__REQUEST__.
Write out all of the data exactly as it appears.
┄┄┄┄┄┄┄┄┄┄
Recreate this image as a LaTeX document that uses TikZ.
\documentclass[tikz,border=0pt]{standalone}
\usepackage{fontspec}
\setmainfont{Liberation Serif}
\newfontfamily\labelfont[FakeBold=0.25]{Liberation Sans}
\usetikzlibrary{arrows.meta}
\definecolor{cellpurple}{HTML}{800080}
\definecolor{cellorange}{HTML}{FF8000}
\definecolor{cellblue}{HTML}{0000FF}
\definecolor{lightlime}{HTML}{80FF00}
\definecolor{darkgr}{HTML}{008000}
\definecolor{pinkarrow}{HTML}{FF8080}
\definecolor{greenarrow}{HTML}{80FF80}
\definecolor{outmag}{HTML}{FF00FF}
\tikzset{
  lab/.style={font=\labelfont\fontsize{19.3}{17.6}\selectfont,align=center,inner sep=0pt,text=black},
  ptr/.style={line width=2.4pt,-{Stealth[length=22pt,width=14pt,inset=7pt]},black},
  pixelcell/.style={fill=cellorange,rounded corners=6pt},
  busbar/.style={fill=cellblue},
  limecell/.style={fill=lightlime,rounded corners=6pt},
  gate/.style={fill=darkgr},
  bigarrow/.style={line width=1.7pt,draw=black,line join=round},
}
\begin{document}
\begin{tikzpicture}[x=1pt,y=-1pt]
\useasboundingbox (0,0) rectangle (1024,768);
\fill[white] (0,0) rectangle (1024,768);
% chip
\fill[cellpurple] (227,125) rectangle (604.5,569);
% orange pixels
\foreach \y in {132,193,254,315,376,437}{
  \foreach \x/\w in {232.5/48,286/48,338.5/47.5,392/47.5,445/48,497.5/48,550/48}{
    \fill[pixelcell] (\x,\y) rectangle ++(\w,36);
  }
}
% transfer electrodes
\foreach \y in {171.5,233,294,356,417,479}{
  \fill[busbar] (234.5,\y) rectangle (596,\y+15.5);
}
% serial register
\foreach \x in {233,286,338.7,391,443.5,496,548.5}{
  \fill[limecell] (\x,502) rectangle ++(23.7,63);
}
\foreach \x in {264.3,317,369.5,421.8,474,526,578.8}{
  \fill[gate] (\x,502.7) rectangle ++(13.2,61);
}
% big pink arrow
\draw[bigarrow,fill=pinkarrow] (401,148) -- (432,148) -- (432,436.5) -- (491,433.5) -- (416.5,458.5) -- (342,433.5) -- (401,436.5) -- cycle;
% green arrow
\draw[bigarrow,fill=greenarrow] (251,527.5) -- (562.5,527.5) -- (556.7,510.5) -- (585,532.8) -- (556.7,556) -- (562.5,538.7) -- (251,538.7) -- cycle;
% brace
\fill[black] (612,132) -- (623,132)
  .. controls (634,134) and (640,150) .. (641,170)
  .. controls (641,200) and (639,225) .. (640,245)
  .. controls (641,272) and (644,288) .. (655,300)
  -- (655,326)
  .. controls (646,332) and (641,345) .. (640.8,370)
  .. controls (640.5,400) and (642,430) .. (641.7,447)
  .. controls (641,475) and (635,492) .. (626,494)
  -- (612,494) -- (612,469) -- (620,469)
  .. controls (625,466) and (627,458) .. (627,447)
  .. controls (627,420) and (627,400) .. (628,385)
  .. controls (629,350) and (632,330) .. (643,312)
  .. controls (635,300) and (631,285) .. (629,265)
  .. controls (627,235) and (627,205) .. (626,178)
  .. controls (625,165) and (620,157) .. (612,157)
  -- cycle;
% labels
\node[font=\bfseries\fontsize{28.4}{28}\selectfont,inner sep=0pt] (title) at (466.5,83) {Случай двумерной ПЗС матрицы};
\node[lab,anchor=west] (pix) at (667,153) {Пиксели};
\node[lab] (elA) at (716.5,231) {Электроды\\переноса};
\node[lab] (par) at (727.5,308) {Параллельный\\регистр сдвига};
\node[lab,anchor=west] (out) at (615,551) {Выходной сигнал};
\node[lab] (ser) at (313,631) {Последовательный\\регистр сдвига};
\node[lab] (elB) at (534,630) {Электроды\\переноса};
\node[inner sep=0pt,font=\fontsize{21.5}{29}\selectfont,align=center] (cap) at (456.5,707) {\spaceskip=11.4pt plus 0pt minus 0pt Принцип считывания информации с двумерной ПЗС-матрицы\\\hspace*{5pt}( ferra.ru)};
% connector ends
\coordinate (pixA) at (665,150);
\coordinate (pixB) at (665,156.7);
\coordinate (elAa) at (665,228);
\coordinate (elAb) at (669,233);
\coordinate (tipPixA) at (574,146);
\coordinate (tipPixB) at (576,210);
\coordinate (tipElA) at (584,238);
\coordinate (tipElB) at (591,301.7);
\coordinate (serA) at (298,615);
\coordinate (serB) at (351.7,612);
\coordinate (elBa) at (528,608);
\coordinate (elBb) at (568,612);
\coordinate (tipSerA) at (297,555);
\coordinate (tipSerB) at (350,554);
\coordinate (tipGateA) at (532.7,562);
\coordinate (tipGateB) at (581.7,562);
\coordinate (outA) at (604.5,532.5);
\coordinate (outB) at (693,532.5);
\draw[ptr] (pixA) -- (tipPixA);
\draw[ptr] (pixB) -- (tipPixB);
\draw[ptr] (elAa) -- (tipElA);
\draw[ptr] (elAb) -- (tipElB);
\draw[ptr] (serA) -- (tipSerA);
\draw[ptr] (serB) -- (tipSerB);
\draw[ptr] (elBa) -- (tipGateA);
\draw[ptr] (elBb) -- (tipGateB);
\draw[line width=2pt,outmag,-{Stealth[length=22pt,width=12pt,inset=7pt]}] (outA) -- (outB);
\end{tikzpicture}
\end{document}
┄┄┄┄┄┄┄┄┄┄
__WRITTEN RESPONSE__.
Recreate this image as a LaTeX document that uses TikZ.
\documentclass[tikz,border=0pt]{standalone}
\usepackage{fontspec}
\setmainfont{Liberation Serif}
\newfontfamily\labelfont[FakeBold=0.25]{Liberation Sans}
\usetikzlibrary{arrows.meta}
\definecolor{cellpurple}{HTML}{800080}
\definecolor{cellorange}{HTML}{FF8000}
\definecolor{cellblue}{HTML}{0000FF}
\definecolor{lightlime}{HTML}{80FF00}
\definecolor{darkgr}{HTML}{008000}
\definecolor{pinkarrow}{HTML}{FF8080}
\definecolor{greenarrow}{HTML}{80FF80}
\definecolor{outmag}{HTML}{FF00FF}
\tikzset{
  lab/.style={font=\labelfont\fontsize{19.3}{17.6}\selectfont,align=center,inner sep=0pt,text=black},
  ptr/.style={line width=2.4pt,-{Stealth[length=22pt,width=14pt,inset=7pt]},black},
  pixelcell/.style={fill=cellorange,rounded corners=6pt},
  busbar/.style={fill=cellblue},
  limecell/.style={fill=lightlime,rounded corners=6pt},
  gate/.style={fill=darkgr},
  bigarrow/.style={line width=1.7pt,draw=black,line join=round},
}
\begin{document}
\begin{tikzpicture}[x=1pt,y=-1pt]
\useasboundingbox (0,0) rectangle (1024,768);
\fill[white] (0,0) rectangle (1024,768);
% chip
\fill[cellpurple] (227,125) rectangle (604.5,569);
% orange pixels
\foreach \y in {132,193,254,315,376,437}{
  \foreach \x/\w in {232.5/48,286/48,338.5/47.5,392/47.5,445/48,497.5/48,550/48}{
    \fill[pixelcell] (\x,\y) rectangle ++(\w,36);
  }
}
% transfer electrodes
\foreach \y in {171.5,233,294,356,417,479}{
  \fill[busbar] (234.5,\y) rectangle (596,\y+15.5);
}
% serial register
\foreach \x in {233,286,338.7,391,443.5,496,548.5}{
  \fill[limecell] (\x,502) rectangle ++(23.7,63);
}
\foreach \x in {264.3,317,369.5,421.8,474,526,578.8}{
  \fill[gate] (\x,502.7) rectangle ++(13.2,61);
}
% big pink arrow
\draw[bigarrow,fill=pinkarrow] (401,148) -- (432,148) -- (432,436.5) -- (491,433.5) -- (416.5,458.5) -- (342,433.5) -- (401,436.5) -- cycle;
% green arrow
\draw[bigarrow,fill=greenarrow] (251,527.5) -- (562.5,527.5) -- (556.7,510.5) -- (585,532.8) -- (556.7,556) -- (562.5,538.7) -- (251,538.7) -- cycle;
% brace
\fill[black] (612,132) -- (623,132)
  .. controls (634,134) and (640,150) .. (641,170)
  .. controls (641,200) and (639,225) .. (640,245)
  .. controls (641,272) and (644,288) .. (655,300)
  -- (655,326)
  .. controls (646,332) and (641,345) .. (640.8,370)
  .. controls (640.5,400) and (642,430) .. (641.7,447)
  .. controls (641,475) and (635,492) .. (626,494)
  -- (612,494) -- (612,469) -- (620,469)
  .. controls (625,466) and (627,458) .. (627,447)
  .. controls (627,420) and (627,400) .. (628,385)
  .. controls (629,350) and (632,330) .. (643,312)
  .. controls (635,300) and (631,285) .. (629,265)
  .. controls (627,235) and (627,205) .. (626,178)
  .. controls (625,165) and (620,157) .. (612,157)
  -- cycle;
% labels
\node[font=\bfseries\fontsize{28.4}{28}\selectfont,inner sep=0pt] (title) at (466.5,83) {Случай двумерной ПЗС матрицы};
\node[lab,anchor=west] (pix) at (667,153) {Пиксели};
\node[lab] (elA) at (716.5,231) {Электроды\\переноса};
\node[lab] (par) at (727.5,308) {Параллельный\\регистр сдвига};
\node[lab,anchor=west] (out) at (615,551) {Выходной сигнал};
\node[lab] (ser) at (313,631) {Последовательный\\регистр сдвига};
\node[lab] (elB) at (534,630) {Электроды\\переноса};
\node[inner sep=0pt,font=\fontsize{21.5}{29}\selectfont,align=center] (cap) at (456.5,707) {\spaceskip=11.4pt plus 0pt minus 0pt Принцип считывания информации с двумерной ПЗС-матрицы\\\hspace*{5pt}( ferra.ru)};
% connector ends
\coordinate (pixA) at (665,150);
\coordinate (pixB) at (665,156.7);
\coordinate (elAa) at (665,228);
\coordinate (elAb) at (669,233);
\coordinate (tipPixA) at (574,146);
\coordinate (tipPixB) at (576,210);
\coordinate (tipElA) at (584,238);
\coordinate (tipElB) at (591,301.7);
\coordinate (serA) at (298,615);
\coordinate (serB) at (351.7,612);
\coordinate (elBa) at (528,608);
\coordinate (elBb) at (568,612);
\coordinate (tipSerA) at (297,555);
\coordinate (tipSerB) at (350,554);
\coordinate (tipGateA) at (532.7,562);
\coordinate (tipGateB) at (581.7,562);
\coordinate (outA) at (604.5,532.5);
\coordinate (outB) at (693,532.5);
\draw[ptr] (pixA) -- (tipPixA);
\draw[ptr] (pixB) -- (tipPixB);
\draw[ptr] (elAa) -- (tipElA);
\draw[ptr] (elAb) -- (tipElB);
\draw[ptr] (serA) -- (tipSerA);
\draw[ptr] (serB) -- (tipSerB);
\draw[ptr] (elBa) -- (tipGateA);
\draw[ptr] (elBb) -- (tipGateB);
\draw[line width=2pt,outmag,-{Stealth[length=22pt,width=12pt,inset=7pt]}] (outA) -- (outB);
\end{tikzpicture}
\end{document}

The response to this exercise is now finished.